In Elementary, Lucy Liu as Dr. Joan Watson and Jonny Lee Miller as Holmes in a modern American setting may seem quite groundbreaking with the decision to make Holmes’ assistant a women, but this combination of female Watson and male Sherlock has been seen before. Most notably in the splendid 1971 film They Might be Giants. Based on the James Goldman play, who also wrote the screenplay which was directed by Anthony Harvey (The Lion in Winter, Dutchman) the film starred academy award winners George C. Scott and Joanne Woodward as the famous Conan Doyle detectives, sort of.
In the film Scott’s character Justin Playfair, who is in an asylum, believes that he is Sherlock Holmes and Woodward’s character, Dr. Mildred Watson is a psychiatrist who becomes mesmerized by this paranoid psychotic who is convinced that he is the famous detective who is engaged win a battle with master criminal Moriarty. The title of the film comes from Playfair’s discussion of Don Quixote and his battle against the windmill “giants.” Playfair says that Quixote’s belief that they were giants was insane, he felt that the crusader should have thought “they might be giants.”
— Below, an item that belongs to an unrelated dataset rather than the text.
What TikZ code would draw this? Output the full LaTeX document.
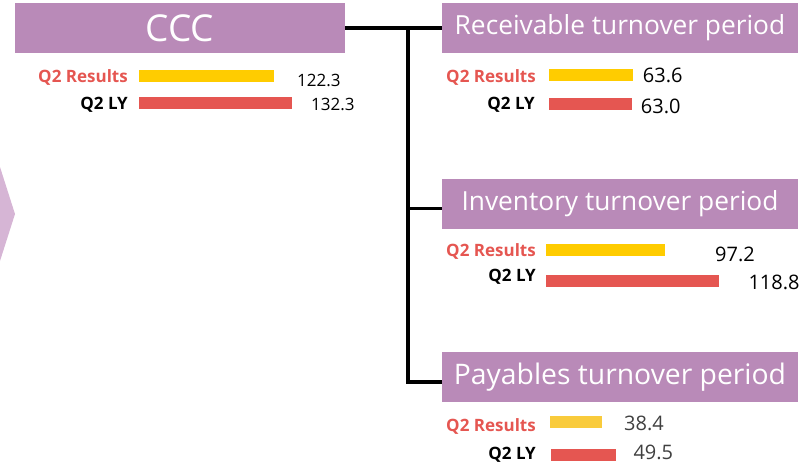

The two spend the film interacting more and more as Watson and Holmes and by the end both have gotten very close. This was the first time, on celluloid, that Holmes and Watson were depicted as a male and female duo. The only other thing that the two productions have in common, to a degree, is having Holmes in an institution at the beginning. In Elementary, the male/female dynamic works well and somewhat differently than the Goldman film. Lucy Liu’s Watson is capable and Miller’s Holmes is the real article, not some paranoid individual who is suffering from delusions.
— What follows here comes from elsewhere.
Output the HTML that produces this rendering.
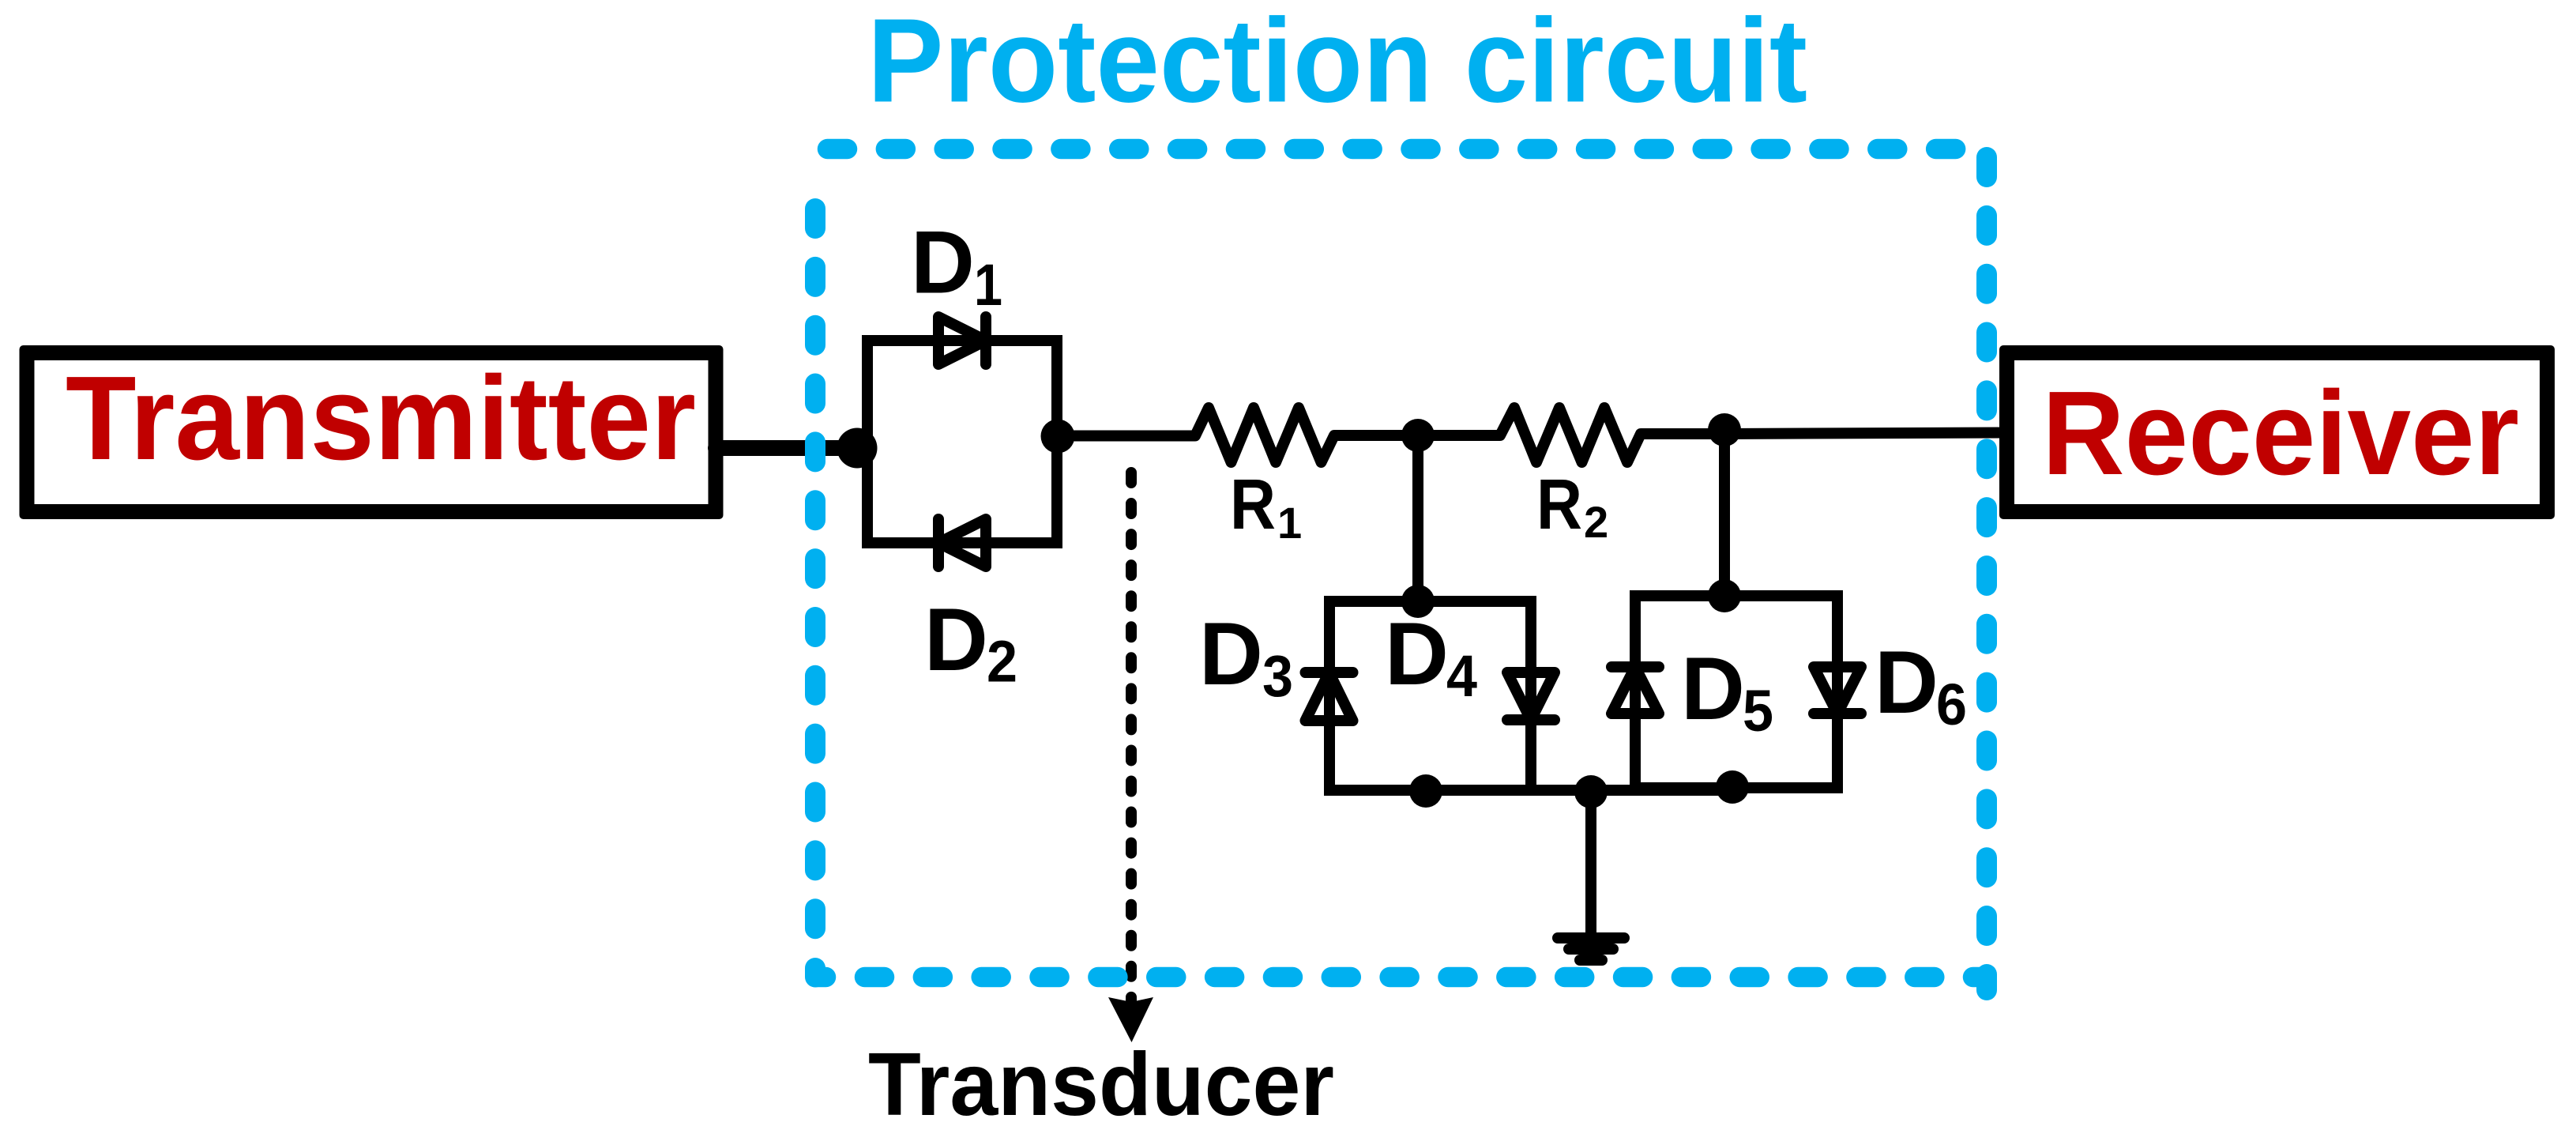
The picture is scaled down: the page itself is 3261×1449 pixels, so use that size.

Elementary has introduced another English character, Kitty Winter, played by Ophelia Lovibond, who is now the newest protege of Holmes. As a result Lucy Liu as Watson is now more of an equal, and somewhat separate partner to Jonny Lee Miller’s character of the famous detective and the show is very entertaining although not in the same way that the Cumberbatch/Martin Freeman BBC combination is. The CBS series, Elementary steers away from using the Sir Arthur Conan Doyle stories as source material, which is a wise decision as the British show does this for their episodes. Regardless of the gender of the sidekick, the American version is addictive viewing, if for no other reason than the network’s choice of an Asian and female Dr. Watson. Elementary has given the world a great team with Liu and Miller working very well together, now there is a trio and the writing of the show is such that this works equally well. The show airs Thursdays on CBS.